Directions:
Extract all lines in the data that contain the word "this".

Entries from a dataset
★ ★ ★ ★ ★

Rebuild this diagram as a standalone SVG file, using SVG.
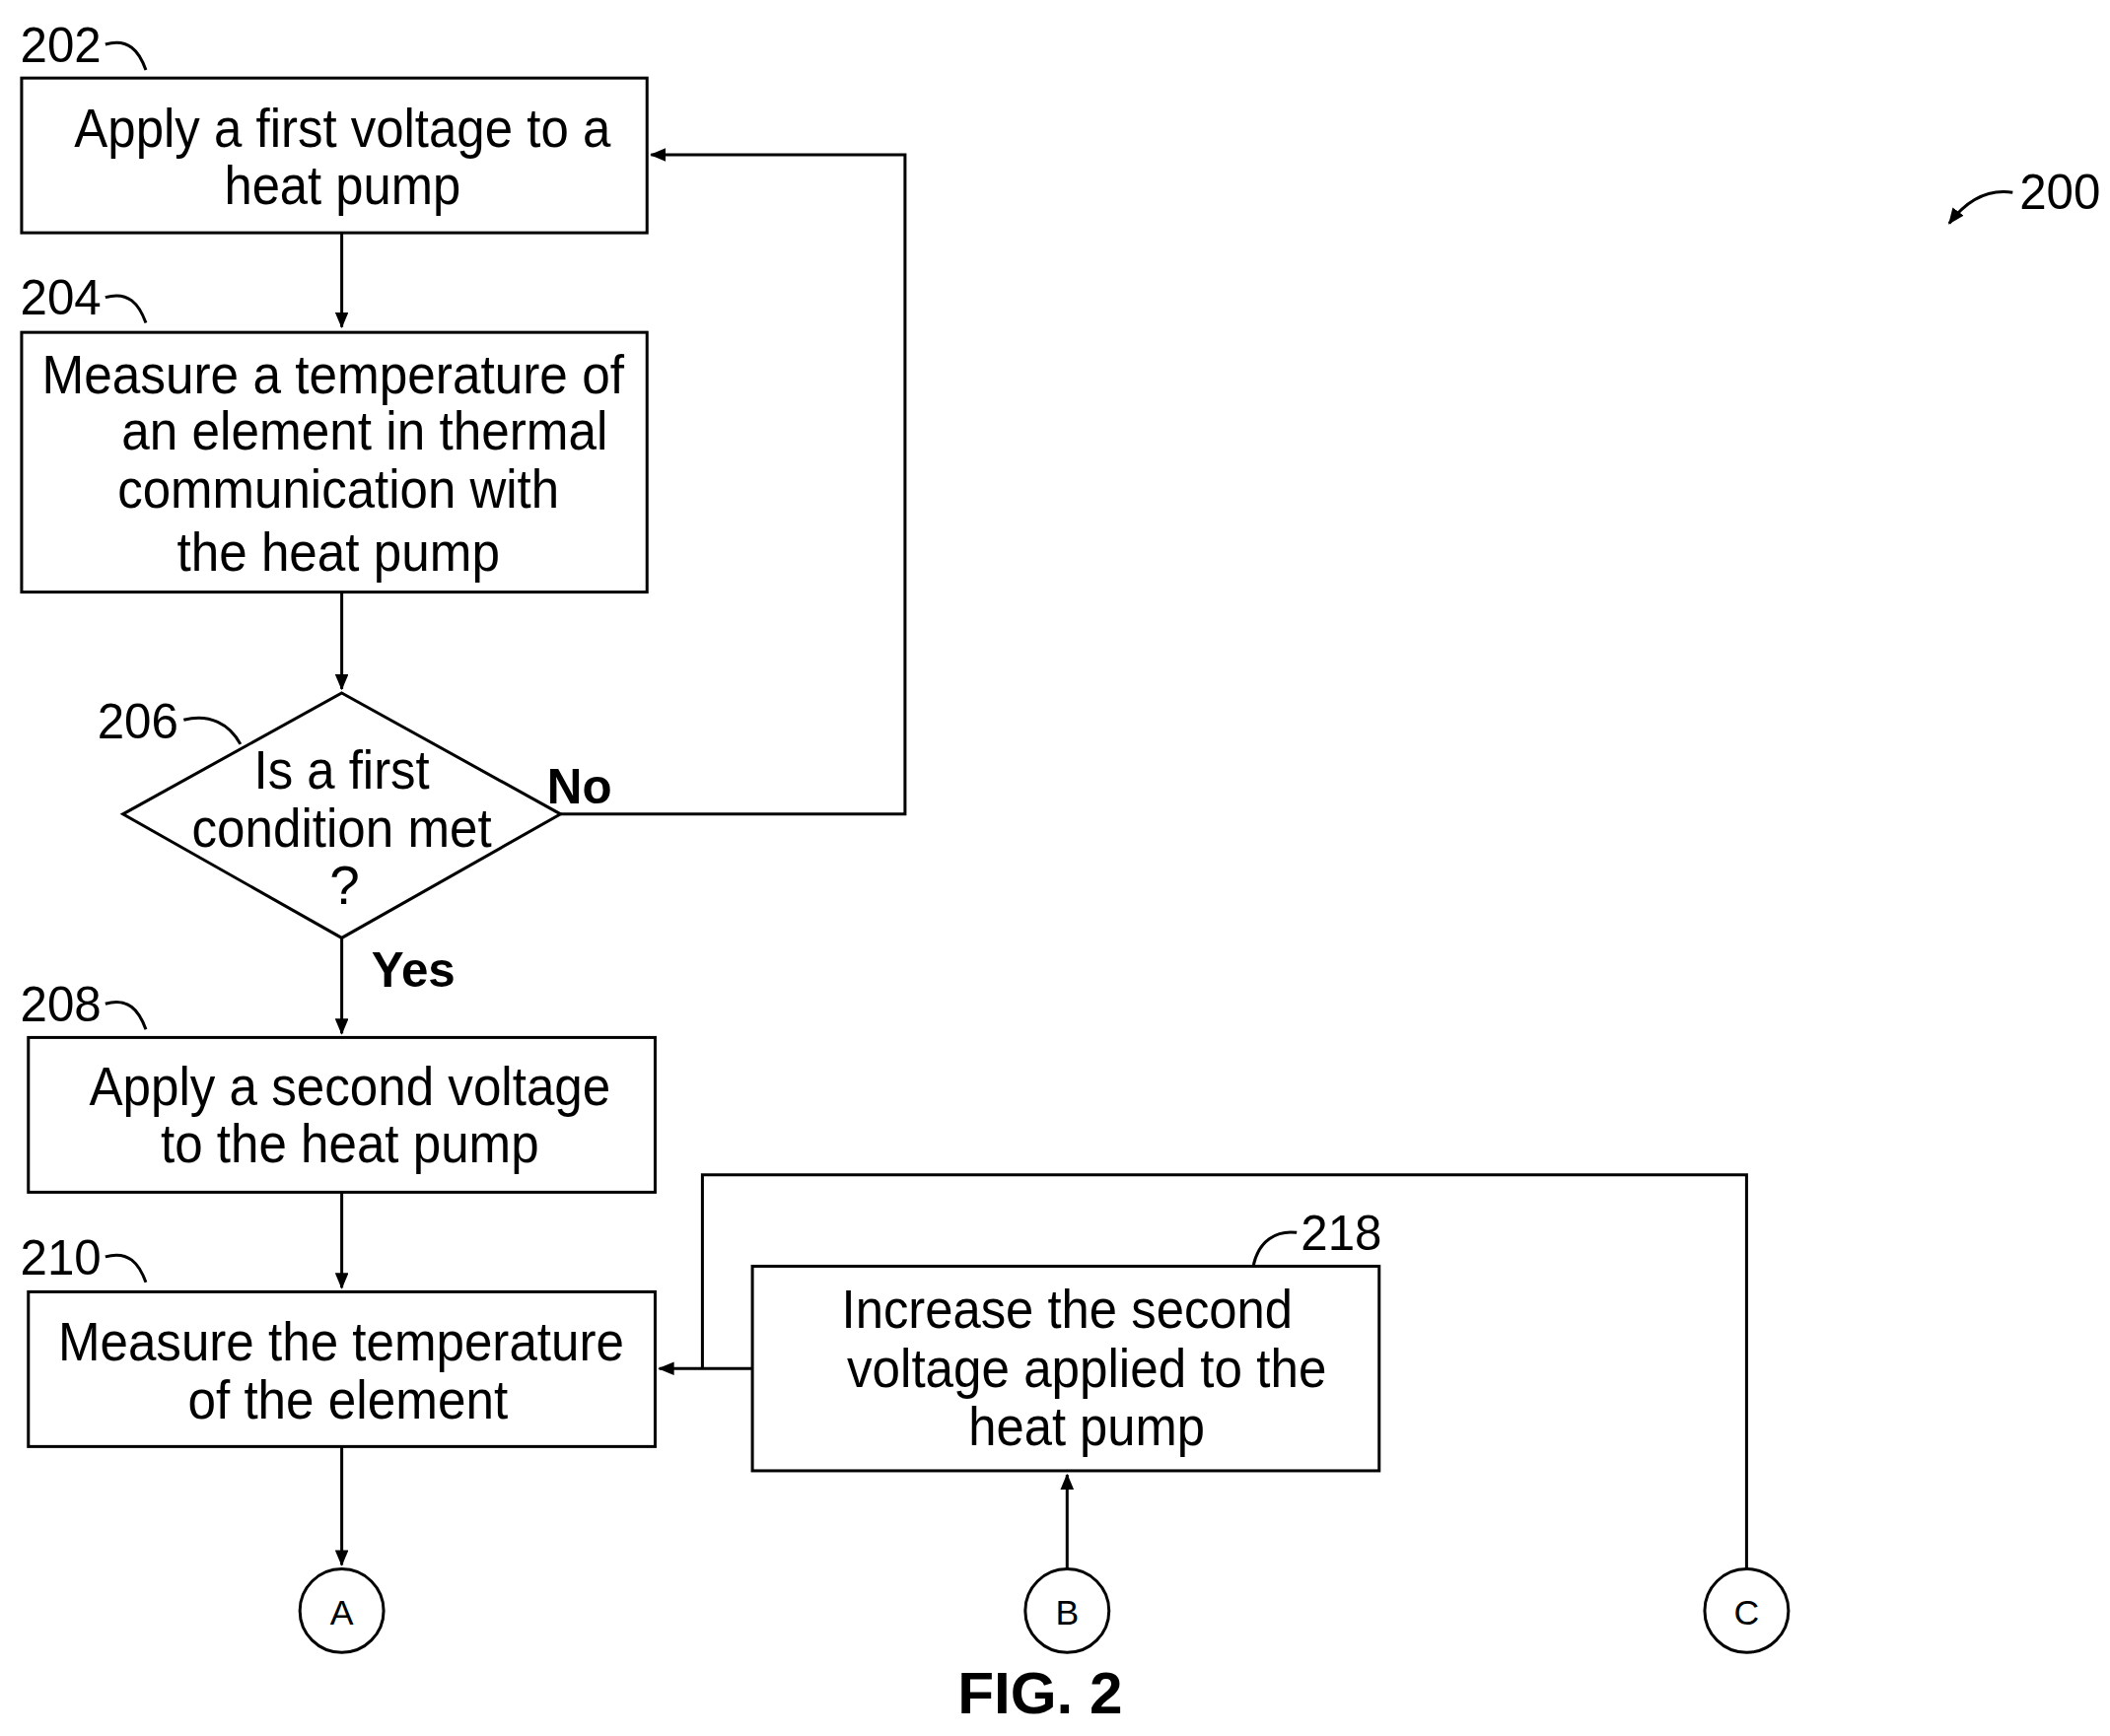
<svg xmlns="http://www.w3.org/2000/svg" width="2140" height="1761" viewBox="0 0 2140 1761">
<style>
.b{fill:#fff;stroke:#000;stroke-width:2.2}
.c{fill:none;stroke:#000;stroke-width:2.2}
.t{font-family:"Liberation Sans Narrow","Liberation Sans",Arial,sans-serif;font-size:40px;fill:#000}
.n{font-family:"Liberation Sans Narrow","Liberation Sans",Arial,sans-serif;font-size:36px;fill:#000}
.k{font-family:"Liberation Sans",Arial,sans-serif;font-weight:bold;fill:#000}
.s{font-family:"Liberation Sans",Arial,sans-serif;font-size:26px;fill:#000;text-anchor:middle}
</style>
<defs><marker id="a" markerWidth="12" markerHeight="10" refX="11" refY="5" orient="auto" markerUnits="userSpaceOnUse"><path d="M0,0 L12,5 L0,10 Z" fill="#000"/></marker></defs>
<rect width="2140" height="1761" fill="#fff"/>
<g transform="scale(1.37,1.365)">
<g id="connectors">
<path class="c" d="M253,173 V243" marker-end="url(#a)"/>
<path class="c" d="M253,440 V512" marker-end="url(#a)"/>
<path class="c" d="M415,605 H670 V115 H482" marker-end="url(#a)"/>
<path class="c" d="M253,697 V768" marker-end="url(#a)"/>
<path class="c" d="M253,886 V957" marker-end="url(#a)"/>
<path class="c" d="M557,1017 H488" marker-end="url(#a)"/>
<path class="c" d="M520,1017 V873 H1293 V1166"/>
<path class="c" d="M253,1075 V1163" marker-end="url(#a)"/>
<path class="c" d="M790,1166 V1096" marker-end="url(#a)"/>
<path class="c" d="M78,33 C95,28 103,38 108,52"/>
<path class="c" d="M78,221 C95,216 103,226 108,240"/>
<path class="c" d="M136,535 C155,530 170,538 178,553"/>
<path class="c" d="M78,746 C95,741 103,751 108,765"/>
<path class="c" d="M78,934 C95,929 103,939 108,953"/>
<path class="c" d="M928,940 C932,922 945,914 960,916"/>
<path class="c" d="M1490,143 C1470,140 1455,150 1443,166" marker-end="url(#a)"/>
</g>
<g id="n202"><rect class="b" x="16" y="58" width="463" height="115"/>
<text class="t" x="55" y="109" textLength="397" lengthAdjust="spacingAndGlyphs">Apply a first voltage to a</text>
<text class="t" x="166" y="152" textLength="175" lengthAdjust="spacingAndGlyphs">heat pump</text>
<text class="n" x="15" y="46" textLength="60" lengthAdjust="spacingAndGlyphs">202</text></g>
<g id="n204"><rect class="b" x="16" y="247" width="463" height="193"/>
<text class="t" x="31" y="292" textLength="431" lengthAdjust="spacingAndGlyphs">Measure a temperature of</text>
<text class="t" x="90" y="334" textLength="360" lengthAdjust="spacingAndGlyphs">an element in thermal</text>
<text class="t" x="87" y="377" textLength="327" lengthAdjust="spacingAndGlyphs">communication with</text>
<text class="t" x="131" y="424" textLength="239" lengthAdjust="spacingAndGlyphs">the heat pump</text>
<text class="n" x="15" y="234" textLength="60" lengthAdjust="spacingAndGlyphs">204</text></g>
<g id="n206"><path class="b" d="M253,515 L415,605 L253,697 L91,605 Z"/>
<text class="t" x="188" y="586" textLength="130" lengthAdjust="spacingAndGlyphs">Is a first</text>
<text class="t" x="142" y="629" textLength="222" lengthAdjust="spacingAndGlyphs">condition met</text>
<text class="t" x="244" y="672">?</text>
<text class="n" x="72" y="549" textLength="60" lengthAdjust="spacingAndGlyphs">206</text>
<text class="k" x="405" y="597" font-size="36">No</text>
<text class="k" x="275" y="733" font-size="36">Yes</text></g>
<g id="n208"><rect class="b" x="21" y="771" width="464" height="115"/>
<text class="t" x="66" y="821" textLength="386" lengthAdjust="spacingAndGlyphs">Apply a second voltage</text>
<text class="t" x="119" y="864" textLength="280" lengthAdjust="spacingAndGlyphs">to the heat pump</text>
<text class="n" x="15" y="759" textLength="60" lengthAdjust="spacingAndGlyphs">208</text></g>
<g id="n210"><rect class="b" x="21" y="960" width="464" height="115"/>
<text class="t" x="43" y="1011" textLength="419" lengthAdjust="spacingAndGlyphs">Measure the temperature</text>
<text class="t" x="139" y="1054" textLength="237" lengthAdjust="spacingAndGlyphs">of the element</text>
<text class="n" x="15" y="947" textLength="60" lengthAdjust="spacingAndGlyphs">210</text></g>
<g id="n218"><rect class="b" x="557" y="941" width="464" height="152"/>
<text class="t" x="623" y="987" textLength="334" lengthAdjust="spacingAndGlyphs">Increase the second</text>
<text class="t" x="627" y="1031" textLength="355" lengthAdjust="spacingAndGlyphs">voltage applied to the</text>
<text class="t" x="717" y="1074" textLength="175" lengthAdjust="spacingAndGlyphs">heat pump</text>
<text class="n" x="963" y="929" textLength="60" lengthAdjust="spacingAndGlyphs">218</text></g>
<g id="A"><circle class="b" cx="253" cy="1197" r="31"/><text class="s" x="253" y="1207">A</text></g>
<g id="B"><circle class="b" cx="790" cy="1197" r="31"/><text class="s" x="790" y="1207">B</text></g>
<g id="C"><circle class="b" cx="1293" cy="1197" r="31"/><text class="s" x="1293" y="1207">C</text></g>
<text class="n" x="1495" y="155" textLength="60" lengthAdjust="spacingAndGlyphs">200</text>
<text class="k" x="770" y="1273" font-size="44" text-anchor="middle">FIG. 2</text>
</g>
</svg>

★ ★ ★ ★ ★

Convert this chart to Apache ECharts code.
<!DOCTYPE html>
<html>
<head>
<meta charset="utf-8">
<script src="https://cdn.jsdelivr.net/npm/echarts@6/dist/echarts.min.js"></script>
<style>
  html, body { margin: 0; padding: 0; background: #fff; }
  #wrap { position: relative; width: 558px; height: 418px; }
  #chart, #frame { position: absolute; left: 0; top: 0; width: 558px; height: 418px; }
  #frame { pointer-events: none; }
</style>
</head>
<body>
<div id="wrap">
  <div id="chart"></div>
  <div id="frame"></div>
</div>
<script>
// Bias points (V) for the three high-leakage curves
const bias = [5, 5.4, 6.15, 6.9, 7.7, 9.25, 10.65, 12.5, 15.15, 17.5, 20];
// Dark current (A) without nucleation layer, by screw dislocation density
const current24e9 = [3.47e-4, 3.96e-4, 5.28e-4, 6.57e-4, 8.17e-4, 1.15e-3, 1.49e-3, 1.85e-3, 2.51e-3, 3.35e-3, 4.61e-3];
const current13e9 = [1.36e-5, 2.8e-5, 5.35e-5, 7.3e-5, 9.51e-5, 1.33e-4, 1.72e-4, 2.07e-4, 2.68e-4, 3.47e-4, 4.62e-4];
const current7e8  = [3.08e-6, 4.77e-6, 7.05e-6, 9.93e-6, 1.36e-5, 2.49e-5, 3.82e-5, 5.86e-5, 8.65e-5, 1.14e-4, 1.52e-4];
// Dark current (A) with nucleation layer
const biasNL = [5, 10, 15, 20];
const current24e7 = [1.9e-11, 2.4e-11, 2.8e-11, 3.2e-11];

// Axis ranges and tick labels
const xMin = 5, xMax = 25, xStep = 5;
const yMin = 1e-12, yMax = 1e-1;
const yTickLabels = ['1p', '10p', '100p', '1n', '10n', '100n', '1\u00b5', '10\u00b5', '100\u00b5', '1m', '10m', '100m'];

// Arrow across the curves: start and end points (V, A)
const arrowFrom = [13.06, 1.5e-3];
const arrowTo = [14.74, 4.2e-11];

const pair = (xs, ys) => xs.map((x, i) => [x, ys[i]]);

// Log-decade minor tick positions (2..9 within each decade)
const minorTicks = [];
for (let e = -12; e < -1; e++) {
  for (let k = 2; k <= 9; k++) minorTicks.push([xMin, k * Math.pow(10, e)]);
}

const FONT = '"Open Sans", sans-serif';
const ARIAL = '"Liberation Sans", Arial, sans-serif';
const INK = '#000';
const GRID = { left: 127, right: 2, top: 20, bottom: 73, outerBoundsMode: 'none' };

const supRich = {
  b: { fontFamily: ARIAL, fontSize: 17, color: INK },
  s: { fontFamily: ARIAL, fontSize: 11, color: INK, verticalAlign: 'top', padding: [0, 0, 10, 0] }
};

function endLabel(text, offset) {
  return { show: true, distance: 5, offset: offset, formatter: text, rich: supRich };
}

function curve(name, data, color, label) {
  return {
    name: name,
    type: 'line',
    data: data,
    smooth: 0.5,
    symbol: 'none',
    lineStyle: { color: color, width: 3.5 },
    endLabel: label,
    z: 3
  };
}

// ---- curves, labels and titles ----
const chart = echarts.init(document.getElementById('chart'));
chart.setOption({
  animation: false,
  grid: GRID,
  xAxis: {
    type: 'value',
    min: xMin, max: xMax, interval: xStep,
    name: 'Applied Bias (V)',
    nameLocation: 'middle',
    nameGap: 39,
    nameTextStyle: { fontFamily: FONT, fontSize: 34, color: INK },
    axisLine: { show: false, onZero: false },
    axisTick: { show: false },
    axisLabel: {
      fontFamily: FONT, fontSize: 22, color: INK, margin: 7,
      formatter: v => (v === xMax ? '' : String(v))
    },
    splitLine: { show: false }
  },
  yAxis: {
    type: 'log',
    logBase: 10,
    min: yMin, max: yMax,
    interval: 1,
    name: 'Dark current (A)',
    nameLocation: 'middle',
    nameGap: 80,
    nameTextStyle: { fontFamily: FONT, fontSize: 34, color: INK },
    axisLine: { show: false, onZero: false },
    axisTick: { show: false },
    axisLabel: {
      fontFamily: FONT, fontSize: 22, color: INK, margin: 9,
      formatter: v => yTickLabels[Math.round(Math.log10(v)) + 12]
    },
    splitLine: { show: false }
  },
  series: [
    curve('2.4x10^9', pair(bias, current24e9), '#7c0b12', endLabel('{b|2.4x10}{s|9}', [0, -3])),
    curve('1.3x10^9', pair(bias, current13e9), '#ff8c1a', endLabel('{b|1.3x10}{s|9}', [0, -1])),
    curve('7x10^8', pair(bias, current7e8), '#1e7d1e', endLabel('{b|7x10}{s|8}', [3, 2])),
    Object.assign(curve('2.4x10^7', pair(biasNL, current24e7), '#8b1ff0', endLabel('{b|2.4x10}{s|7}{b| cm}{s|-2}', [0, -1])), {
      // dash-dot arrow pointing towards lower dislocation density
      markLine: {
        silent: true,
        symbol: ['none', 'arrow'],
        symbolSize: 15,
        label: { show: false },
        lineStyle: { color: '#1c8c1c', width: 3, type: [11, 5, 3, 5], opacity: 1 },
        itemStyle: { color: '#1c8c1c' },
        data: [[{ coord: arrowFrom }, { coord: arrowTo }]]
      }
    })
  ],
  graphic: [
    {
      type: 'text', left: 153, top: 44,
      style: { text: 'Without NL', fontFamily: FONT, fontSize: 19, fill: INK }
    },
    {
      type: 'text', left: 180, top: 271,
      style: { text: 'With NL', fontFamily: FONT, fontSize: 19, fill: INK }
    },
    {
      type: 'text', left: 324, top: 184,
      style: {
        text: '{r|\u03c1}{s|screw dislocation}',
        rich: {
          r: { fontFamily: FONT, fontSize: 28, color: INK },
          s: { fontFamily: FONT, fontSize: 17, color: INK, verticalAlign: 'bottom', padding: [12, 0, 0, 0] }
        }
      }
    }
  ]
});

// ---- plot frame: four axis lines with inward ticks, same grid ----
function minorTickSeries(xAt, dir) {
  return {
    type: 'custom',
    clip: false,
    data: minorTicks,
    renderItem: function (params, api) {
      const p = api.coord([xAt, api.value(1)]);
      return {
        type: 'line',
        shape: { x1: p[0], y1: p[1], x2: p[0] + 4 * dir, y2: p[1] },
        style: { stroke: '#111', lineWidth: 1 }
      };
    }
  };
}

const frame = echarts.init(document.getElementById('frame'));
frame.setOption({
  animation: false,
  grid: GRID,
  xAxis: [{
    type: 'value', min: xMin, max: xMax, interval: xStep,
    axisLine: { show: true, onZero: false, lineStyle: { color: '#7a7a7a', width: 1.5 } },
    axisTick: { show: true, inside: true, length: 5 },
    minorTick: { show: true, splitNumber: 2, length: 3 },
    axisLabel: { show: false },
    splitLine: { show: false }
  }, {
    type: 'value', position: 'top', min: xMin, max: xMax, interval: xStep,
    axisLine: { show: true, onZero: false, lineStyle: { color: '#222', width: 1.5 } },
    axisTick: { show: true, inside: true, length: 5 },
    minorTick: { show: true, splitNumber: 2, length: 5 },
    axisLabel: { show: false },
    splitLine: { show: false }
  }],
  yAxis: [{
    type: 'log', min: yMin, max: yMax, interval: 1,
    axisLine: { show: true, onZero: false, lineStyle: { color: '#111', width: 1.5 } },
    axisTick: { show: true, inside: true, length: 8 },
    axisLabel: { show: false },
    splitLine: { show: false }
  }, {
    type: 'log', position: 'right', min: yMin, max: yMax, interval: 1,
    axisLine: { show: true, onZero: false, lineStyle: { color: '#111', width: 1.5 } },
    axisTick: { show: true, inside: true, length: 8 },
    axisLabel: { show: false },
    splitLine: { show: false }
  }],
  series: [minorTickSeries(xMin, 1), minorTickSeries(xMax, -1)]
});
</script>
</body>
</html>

★ ★ ★ ★ ★

Problem solution:
Rebuild this diagram as a standalone SVG file, using SVG.
Convert this chart to Apache ECharts code.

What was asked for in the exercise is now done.